Nueces County Judge Jose Longoria told a bail reduction hearing in February 2016 that if Wills was able to bond out of jail, he would be required to wear a GPS monitoring device and would not be allowed to leave the nine-county Coastal Bend region, centering on Corpus Christi, extending roughly from Brownsville in the west to Rockport in the east.
Losoya, reportedly the mother of the nine-year-old victim, was initially held on $1 million bail in Nueces County, reduced in February 2016 to $500,000.
Recounted U.S. attorney’s office spokesperson Dodge, “A grand jury indicted Wills along with Losoya on June 28, 2017. They were arrested July 14.”
“Have child, will travel”
At the arraignment hearings, Dodge said, “The court heard testimony that Wills and Losoya started sexually assaulting a nine-year-old victim in Brownsville in 2012. Wills later moved to Rockport.

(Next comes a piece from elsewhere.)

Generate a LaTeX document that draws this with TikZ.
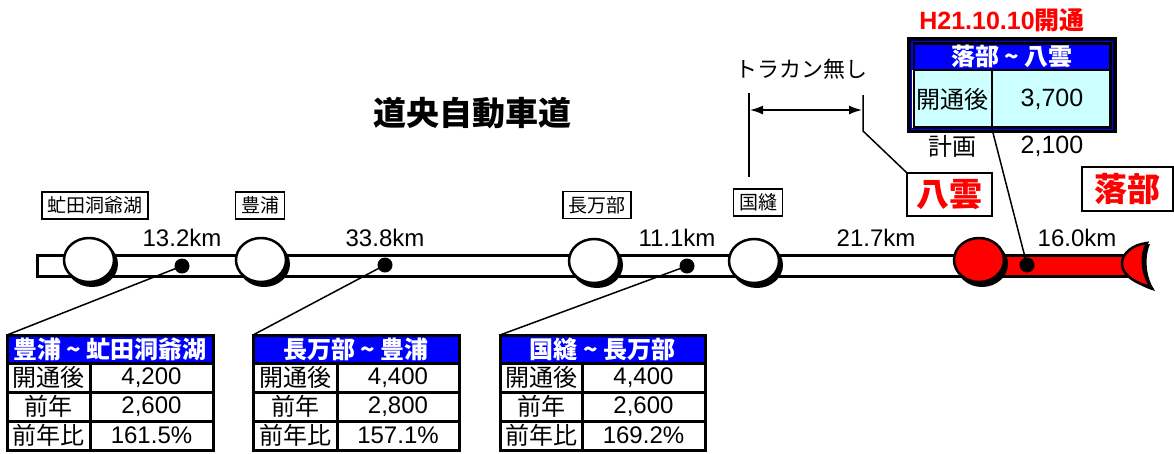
\documentclass[tikz,border=0pt]{standalone}
\usepackage{fontspec}
\setmainfont{Liberation Sans}
\newfontfamily\jp{Noto Sans CJK JP}
\usetikzlibrary{shapes.geometric,arrows.meta}
\definecolor{hdrblue}{RGB}{0,0,255}
\definecolor{pcyan}{RGB}{204,255,255}
\definecolor{rred}{RGB}{255,0,0}
\newcommand\fs[1]{\fontsize{#1}{#1}\selectfont}
\newcommand\ttable[8]{%
 \fill[hdrblue] (#2,335) rectangle (#4,363);
 \fill[white] (#2,363) rectangle (#4,450);
 \draw[tline] (#2,335) rectangle (#4,450);
 \draw[tline] (#2,363) -- (#4,363) (#2,392) -- (#4,392) (#2,421) -- (#4,421) (#3,363) -- (#3,450);
 \coordinate (#1tl) at (#2,335);
 \node[htext] (#1h) at ({(#2+#4)/2},349.5) {#5};
 \node[jtext] (#1ka) at ({(#2+#3)/2},377.5) {開通後};
 \node[jtext] (#1kb) at ({(#2+#3)/2},406.5) {前年};
 \node[jtext] (#1kc) at ({(#2+#3)/2},435.5) {前年比};
 \node[ntext] (#1va) at ({(#3+#4)/2},377.5) {#6};
 \node[ntext] (#1vb) at ({(#3+#4)/2},406.5) {#7};
 \node[ntext] (#1vc) at ({(#3+#4)/2},435.5) {#8};
}
\newcommand\station[4]{%
 \node[stshadow] (#1sh) at ({#2+3},{#3+4}) {};
 \node[station, fill=#4] (#1) at (#2,#3) {};
}
\begin{document}
\begin{tikzpicture}[x=1pt,y=-1pt,
  station/.style={ellipse, draw=black, line width=2.5pt, minimum width=50pt, minimum height=44pt, inner sep=0pt},
  stshadow/.style={ellipse, fill=black, minimum width=52pt, minimum height=46pt, inner sep=0pt},
  dot/.style={circle, fill=black, minimum size=15pt, inner sep=0pt},
  road/.style={line width=3pt, draw=black},
  leader/.style={line width=1.5pt, draw=black},
  lbl/.style={draw=black, line width=1.5pt, fill=white, font=\jp\fs{19}, inner xsep=5.5pt, inner ysep=0pt, minimum height=27pt},
  redlbl/.style={draw=black, line width=1.5pt, fill=white, font=\jp\bfseries\fs{33}, text=rred, inner sep=0pt, minimum height=43pt},
  km/.style={font=\fs{24}, inner sep=0pt},
  tline/.style={line width=3pt, draw=black},
  htext/.style={font=\jp\bfseries\fs{24}, text=white, inner sep=0pt},
  jtext/.style={font=\jp\fs{24}, inner sep=0pt},
  ntext/.style={font=\fs{24}, inner sep=0pt}
]
\useasboundingbox (0,0) rectangle (1174,453);

% title
\node[font=\jp\bfseries\fs{33}, inner sep=0pt] (title) at (472,113) {道央自動車道};

% road
\draw[road, fill=white] (37,255.5) rectangle (965,276.5);
\draw[road, fill=rred] (979,255.5) rectangle (1128,276.5);
% fish tail end
\fill[black] (1150,244) .. controls (1123,247) and (1111,278) .. (1155,291) .. controls (1146,278) and (1144,258) .. cycle;
\filldraw[fill=rred, draw=black, line width=2.5pt] (1147,243) .. controls (1119,246) and (1107,276) .. (1151,287) .. controls (1142,275) and (1140,255) .. cycle;

% stations
\station{s1}{89}{260}{white}
\station{s2}{261}{260}{white}
\station{s3}{594}{261}{white}
\station{s4}{754}{261}{white}
\station{s5}{979}{260}{rred}

% station labels
\node[lbl] (l1) at (95,205.5) {虻田洞爺湖};
\node[lbl] (l2) at (260,205.5) {豊浦};
\node[lbl] (l3) at (597,205) {長万部};
\node[lbl] (l4) at (758,202.5) {国縫};
\node[redlbl, minimum width=85pt] (l5) at (949.5,194.5) {八雲};
\node[redlbl, minimum width=91pt, minimum height=44pt] (l6) at (1127.5,189) {落部};

% distances
\node[km] (k1) at (182,238) {13.2km};
\node[km] (k2) at (385,238) {33.8km};
\node[km] (k3) at (677,238) {11.1km};
\node[km] (k4) at (876,238) {21.7km};
\node[km] (k5) at (1077,238) {16.0km};

% tables
\ttable{ta}{7}{90}{213}{豊浦 \textasciitilde{} 虻田洞爺湖}{4,200}{2,600}{161.5\%}
\ttable{tb}{253}{337}{459}{長万部 \textasciitilde{} 豊浦}{4,400}{2,800}{157.1\%}
\ttable{tc}{500}{582}{705}{国縫 \textasciitilde{} 長万部}{4,400}{2,600}{169.2\%}

% dots
\node[dot] (d1) at (182,266) {};
\node[dot] (d2) at (385,265) {};
\node[dot] (d3) at (687,266) {};
\node[dot] (d4) at (1027,265) {};

% leaders
\draw[leader] (d1.center) -- (tatl);
\draw[leader] (d2.center) -- (tbtl);
\draw[leader] (d3.center) -- (tctl);

% Yakumo-Otoshibe table
\draw[line width=4pt, draw=black, fill=white] (909,39) rectangle (1115,131);
\fill[hdrblue] (911,41) rectangle (1113,70);
\fill[pcyan] (914,70) rectangle (1110,127);
\draw[line width=1.2pt, draw=hdrblue] (911.5,41.5) rectangle (1112.5,129);
\draw[line width=2.5pt, draw=black] (914,43.5) rectangle (1110.5,127.5);
\draw[line width=2.5pt, draw=black] (914,70) -- (1110.5,70) (992,70) -- (992,127.5);
\coordinate (ytb) at (992,129);
\node[htext] (yh) at (1012,56.5) {落部 \textasciitilde{} 八雲};
\node[jtext] (yk) at (952,99) {開通後};
\node[ntext, font=\fs{25}] (yv) at (1052,99) {3,700};
\node[font=\bfseries\fs{25}, text=rred, inner sep=0pt] (open) at (1002,20) {H21.10.10{\jp 開通}};
\node[jtext, font=\jp\fs{24}] (pk) at (952,146) {計画};
\node[ntext, font=\fs{25}] (pv) at (1052,146) {2,100};
\draw[leader] (d4.center) -- (ytb);

% traffic counter note
\node[font=\jp\fs{22}, inner sep=0pt] (tk) at (801,69) {トラカン無し};
\coordinate (va) at (749,93);
\coordinate (vb) at (749,177);
\coordinate (wa) at (863,95);
\coordinate (wb) at (863,131);
\coordinate (aa) at (750,110);
\coordinate (ab) at (862,110);
\draw[leader] (va) -- (vb);
\draw[leader] (wa) -- (wb) -- (l5.north west);
\draw[leader, {Latex[length=13pt,width=9pt]}-{Latex[length=13pt,width=9pt]}] (aa) -- (ab);
\end{tikzpicture}
\end{document}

After that time, the court heard that Losoya traveled with the victim from Brownsville to Rockport so that Wills could continue the abuse in exchange for money, according to the allegations.
“The indictment alleges that between September 1, 2012 and April 7, 2015, Wills and Losoya trafficked a minor under the age of 14 for commercial sex using force, fraud or coercion,” Dodge continued. Wills and Losoya thereby allegedly violated U.S. federal law as well as Texas state law.
“If convicted,” Dodge said, confirming previous ANIMALS 24-7 coverage, “both face a minimum of 15 years and up to life in federal prison as well as a possible $250,000 maximum fine. Upon completion of any prison term imposed, both also face a maximum term of life on supervised release and will be required to register as a sex offender.”
Cautioned Dodge, as her position requires, “An indictment is a formal accusation of criminal conduct, not evidence. A defendant is presumed innocent unless convicted through due process of law.”
State & county charges
Reported Coastal Bend Chronicle publisher John Morgan, “San Patricio County District Attorney Sam Smith, who has a case for state charges against Wills for aggravated sexual assault of a child, is waiting to see what federal authorities do before he takes action. Charges of aggravated sexual assault of a child against Wills are on file in Cameron and Aransas County as well.
“Cameron County prosecutors said they have since dismissed their cases,” albeit with a statement reserving the right to re-indict, “and Aransas County’s prosecutors have not sought an indictment. San Patricio County has charges still pending, charges which Smith said he is likely to dismiss once federal prosecution moves forward.
Mother allegedly watched
“According to the witness statements,” Morgan summarized, “Losoya encouraged her then nine-year-old daughter to perform sexual acts with Wills. These sexual acts continued until the victim was thirteen. Losoya also allegedly watched the sexual acts as they took place. Reports indicate Wills and Losoya were dating at the time of the assaults, which reportedly occurred in Cameron, San Patricio, and Aransas counties. Police arrested Wills and Losoya after the victim told a school official about the assaults.”
Wills when the initial cases were filed was chief executive officer of Global Blue Technologies, a shrimp farming scheme. “Wills’ name has been removed from the company’s website,” Morgan noted.
Long nasty history
Independent of federal charges, Wills might already have potentially been facing life in prison, but only if convicted of particular combinations of offenses, as ANIMALS 24-7 explained in detail in Former HSUS vp David Wills hit with federal child sex charges on July 16, 2017.
Former HSUS vp David Wills hit with federal child sex charges also detailed Wills’ long history of previous brushes with the law, beginning at the Nashua Humane Society in New Hampshire circa 40 years ago, continuing through his associations with the Michigan Humane Society, National Society for Animal Protection, and the Humane Society of the U.S.
Animal use industries
Wills’ tenure at HSUS ended with a conviction for embezzling and an out-of-court settlement of a lawsuit brought by three HSUS employees who sued him for sexual harassment.
Wills was subsequently for at least four years associated with the International Foundation for the Conservation of Natural Resources, a front for animal use industries, before becoming involved in shrimp farming ventures, one of which reportedly lost $42 million without ever getting into commercial scale production.